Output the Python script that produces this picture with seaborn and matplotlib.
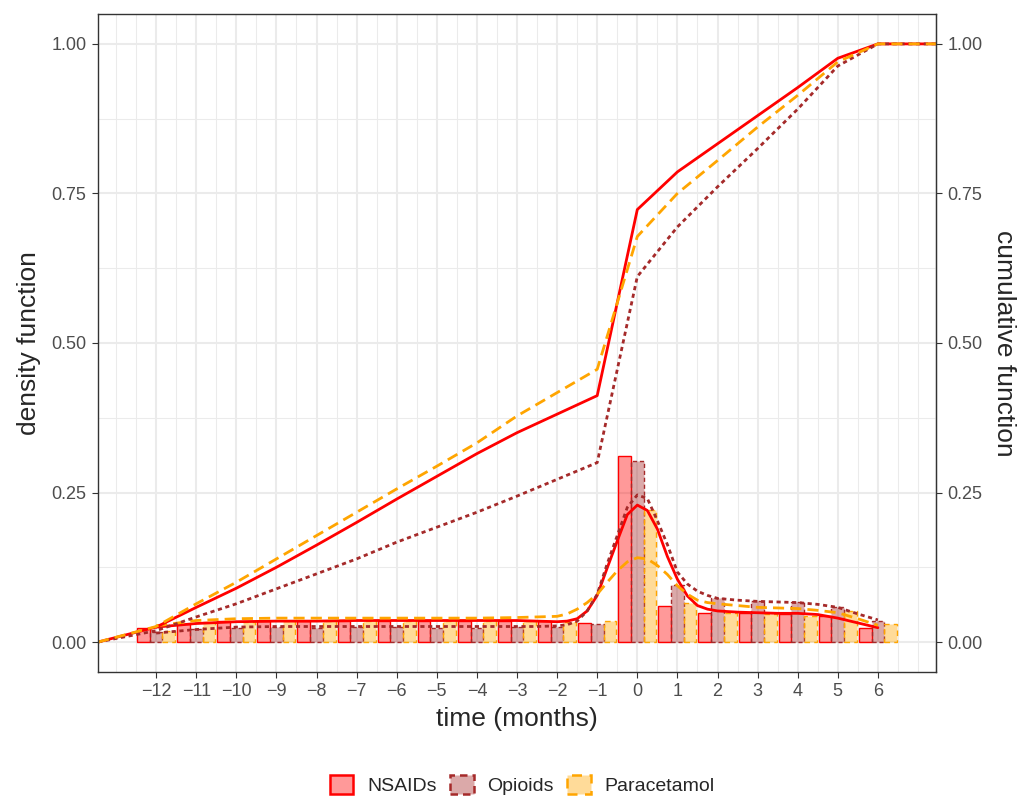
import numpy as np
import pandas as pd
import seaborn as sns
import matplotlib.pyplot as plt
from matplotlib.colors import to_rgba
from matplotlib.patches import Patch
from matplotlib.ticker import MultipleLocator

# data
drugs = ["NSAIDs", "Opioids", "Paracetamol"]
colors = {"NSAIDs": "red", "Opioids": "brown", "Paracetamol": "orange"}

months = list(range(-12, 7))

# share of prescriptions per month (bars)
nsaids_bar = [0.024, 0.031, 0.035, 0.036, 0.035, 0.036, 0.036, 0.035, 0.036, 0.036,
              0.035, 0.032, 0.311, 0.061, 0.048, 0.048, 0.047, 0.043, 0.024]
opioids_bar = [0.017, 0.022, 0.024, 0.025, 0.024, 0.025, 0.025, 0.024, 0.023, 0.025,
               0.025, 0.030, 0.303, 0.095, 0.073, 0.068, 0.067, 0.059, 0.036]
paracetamol_bar = [0.019, 0.033, 0.034, 0.035, 0.035, 0.035, 0.035, 0.035, 0.036, 0.036,
                   0.034, 0.035, 0.221, 0.066, 0.048, 0.047, 0.043, 0.052, 0.031]

# cumulative function at each month
nsaids_cum = [0.025, 0.058, 0.090, 0.125, 0.162, 0.200, 0.239, 0.277, 0.315, 0.350,
              0.381, 0.412, 0.723, 0.786, 0.833, 0.880, 0.927, 0.976, 1.0]
opioids_cum = [0.019, 0.042, 0.064, 0.089, 0.114, 0.139, 0.167, 0.192, 0.217, 0.244,
               0.272, 0.300, 0.611, 0.694, 0.761, 0.825, 0.891, 0.963, 1.0]
paracetamol_cum = [0.026, 0.064, 0.100, 0.139, 0.178, 0.217, 0.256, 0.294, 0.333, 0.378,
                   0.417, 0.456, 0.678, 0.750, 0.805, 0.861, 0.914, 0.970, 1.0]

# smoothed density curves
dens_x = [-12, -11, -10, -9, -8, -7, -6, -5, -4, -3, -2.5, -2, -1.75, -1.5, -1.25, -1,
          -0.75, -0.5, -0.25, 0, 0.25, 0.5, 0.75, 1, 1.25, 1.5, 1.75, 2, 2.5, 3, 3.5,
          4, 4.5, 5, 5.5, 6]
nsaids_dens = [0.025, 0.031, 0.034, 0.035, 0.035, 0.036, 0.036, 0.036, 0.036, 0.036,
               0.035, 0.034, 0.035, 0.039, 0.052, 0.078, 0.124, 0.169, 0.213, 0.229,
               0.220, 0.189, 0.143, 0.105, 0.077, 0.061, 0.055, 0.052, 0.050, 0.049,
               0.048, 0.048, 0.046, 0.040, 0.032, 0.024]
opioids_dens = [0.015, 0.021, 0.025, 0.026, 0.026, 0.026, 0.026, 0.026, 0.026, 0.026,
                0.026, 0.027, 0.029, 0.035, 0.052, 0.080, 0.131, 0.178, 0.225, 0.246,
                0.240, 0.203, 0.163, 0.117, 0.097, 0.085, 0.078, 0.073, 0.070, 0.068,
                0.067, 0.066, 0.063, 0.058, 0.047, 0.037]
paracetamol_dens = [0.027, 0.036, 0.039, 0.040, 0.040, 0.040, 0.040, 0.040, 0.040, 0.041,
                    0.042, 0.043, 0.047, 0.055, 0.066, 0.080, 0.100, 0.119, 0.134, 0.141,
                    0.139, 0.128, 0.113, 0.094, 0.080, 0.070, 0.066, 0.064, 0.061, 0.058,
                    0.057, 0.056, 0.053, 0.049, 0.039, 0.028]

X_MIN, X_MAX = -13.45, 7.45

bars = pd.DataFrame({
    "month": months * 3,
    "value": nsaids_bar + opioids_bar + paracetamol_bar,
    "drug": np.repeat(drugs, len(months)),
})
dens = pd.DataFrame({
    "time": dens_x * 3,
    "value": nsaids_dens + opioids_dens + paracetamol_dens,
    "drug": np.repeat(drugs, len(dens_x)),
})
cum_x = [X_MIN] + months + [X_MAX]
cum = pd.DataFrame({
    "time": cum_x * 3,
    "value": ([0] + nsaids_cum + [1]) + ([0] + opioids_cum + [1]) + ([0] + paracetamol_cum + [1]),
    "drug": np.repeat(drugs, len(cum_x)),
})

sns.set_style("white")
plt.rcParams["font.family"] = ["Liberation Sans", "DejaVu Sans"]

line_dashes = {"NSAIDs": "", "Opioids": (1.5, 1.3), "Paracetamol": (4, 2.2)}
edge_styles = {"NSAIDs": "-", "Opioids": (0, (3, 2)), "Paracetamol": (0, (4, 3))}

fig = plt.figure(figsize=(10.24, 7.99), dpi=100)
ax = fig.add_axes([0.0957, 0.159, 0.8184, 0.8235])

sns.barplot(data=bars, x="month", y="value", hue="drug", hue_order=drugs,
            palette=colors, native_scale=True, width=0.95, errorbar=None,
            legend=False, ax=ax)
for cont, drug in zip(ax.containers, drugs):
    for bar in cont:
        bar.set_facecolor(to_rgba(colors[drug], 0.4))
        bar.set_edgecolor(colors[drug])
        bar.set_linestyle(edge_styles[drug])
        bar.set_linewidth(1.0)

sns.lineplot(data=dens, x="time", y="value", hue="drug", style="drug",
             hue_order=drugs, palette=colors, dashes=line_dashes, linewidth=2.0,
             estimator=None, legend=False, ax=ax)
sns.lineplot(data=cum, x="time", y="value", hue="drug", style="drug",
             hue_order=drugs, palette=colors, dashes=line_dashes, linewidth=2.0,
             estimator=None, legend=False, ax=ax)

ax.set_xlim(X_MIN, X_MAX)
ax.set_ylim(-0.05, 1.05)
ax.set_xticks(months)
ax.set_xticklabels([str(m).replace("-", "\u2212") for m in months])
ax.xaxis.set_minor_locator(MultipleLocator(0.5))
ax.set_yticks([0, 0.25, 0.5, 0.75, 1.0])
ax.set_yticklabels(["0.00", "0.25", "0.50", "0.75", "1.00"])
ax.yaxis.set_minor_locator(MultipleLocator(0.125))

ax.set_axisbelow(True)
ax.grid(which="major", color="#EBEBEB", linewidth=1.45)
ax.grid(which="minor", color="#EBEBEB", linewidth=0.75)
for sp in ax.spines.values():
    sp.set_visible(True)
    sp.set_color("#333333")
    sp.set_linewidth(1.0)
ax.tick_params(which="major", direction="out", length=4.3, width=0.8, color="#333333",
               labelsize=13, labelcolor="#4D4D4D", pad=4, left=True, bottom=True)
ax.tick_params(which="minor", length=0)

ax.set_xlabel("time (months)", fontsize=19, labelpad=5)
ax.set_ylabel("density function", fontsize=19, labelpad=7)

sec = ax.secondary_yaxis("right")
sec.set_yticks([0, 0.25, 0.5, 0.75, 1.0])
sec.set_yticklabels(["0.00", "0.25", "0.50", "0.75", "1.00"])
sec.tick_params(direction="out", length=4.3, width=0.8, color="#333333",
                labelsize=13, labelcolor="#4D4D4D", pad=4)
sec.spines["right"].set_color("#333333")
sec.set_ylabel("cumulative function", fontsize=19, rotation=270, labelpad=24)

handles = [Patch(facecolor=to_rgba(colors[d], 0.4), edgecolor=colors[d],
                 linestyle=edge_styles[d], linewidth=1.8) for d in drugs]
fig.legend(handles, drugs, loc="lower center", bbox_to_anchor=(0.51, -0.017), ncol=3,
           frameon=False, fontsize=14, handlelength=1.2, handleheight=1.2,
           handletextpad=0.7, columnspacing=0.7)

fig.savefig("out.png", dpi=100)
────────────────
→ Exercise details
Check each line of the data above for the string "seaborn" and report only how many lines have it.

→ Task solution
2